Metabolic engineering of microbes for branched-chain biodiesel production with low-temperature property

Background: The steadily increasing demand for diesel fuels calls for renewable energy sources. This has attracted a growing amount of research to develop advanced, alternative biodiesel worldwide. Several major disadvantages of current biodiesels are the undesirable physical properties such as high viscosity and poor low-temperature operability. Therefore, there is an urgent need to develop novel and advanced biodiesels.
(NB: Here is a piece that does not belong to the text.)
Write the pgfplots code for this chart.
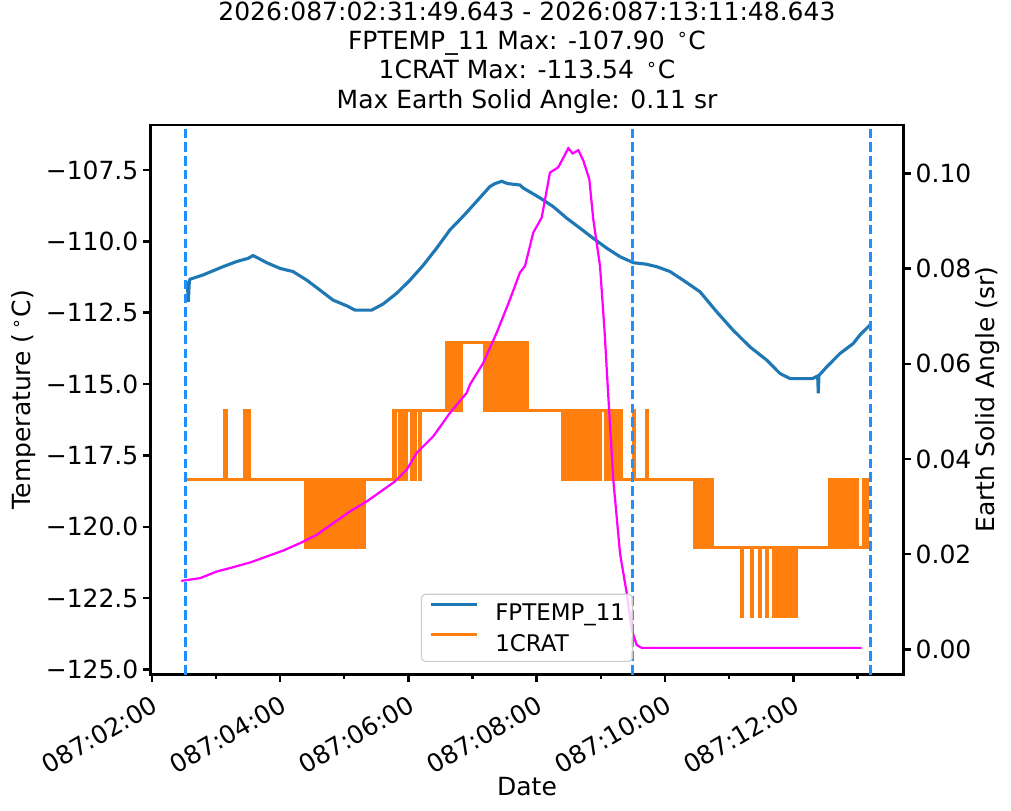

Results: Inspired by the proven capability of wax ester synthase/acyl-coenzyme A, diacylglycerol acyltransferase (WS/DGAT) to generate fatty acid esters, de novo biosynthesis of fatty acid branched-chain esters (FABCEs) and branched fatty acid branched-chain esters (BFABCEs) was performed in engineered Escherichia coli through combination of the (branched) fatty acid biosynthetic pathway and the branched-chain amino acid biosynthetic pathway. Furthermore, by modifying the fatty acid pathway, we improved FABCE production to 273 mg/L and achieved a high proportion of FABCEs at 99.3 % of total fatty acid esters. In order to investigate the universality of this strategy, Pichia pastoris yeast was engineered and produced desirable levels of FABCEs for the first time with a good starting point of 169 mg/L. Conclusions: We propose new pathways of fatty acid ester biosynthesis and establish proof of concept through metabolic engineering of Escherichia coli and P. pastoris yeast. We were able to produce advanced biodiesels with high proportions FABCEs and BFABCEs. Furthermore, this new strategy promises to achieve advanced biodiesels with beneficial low-temperature properties.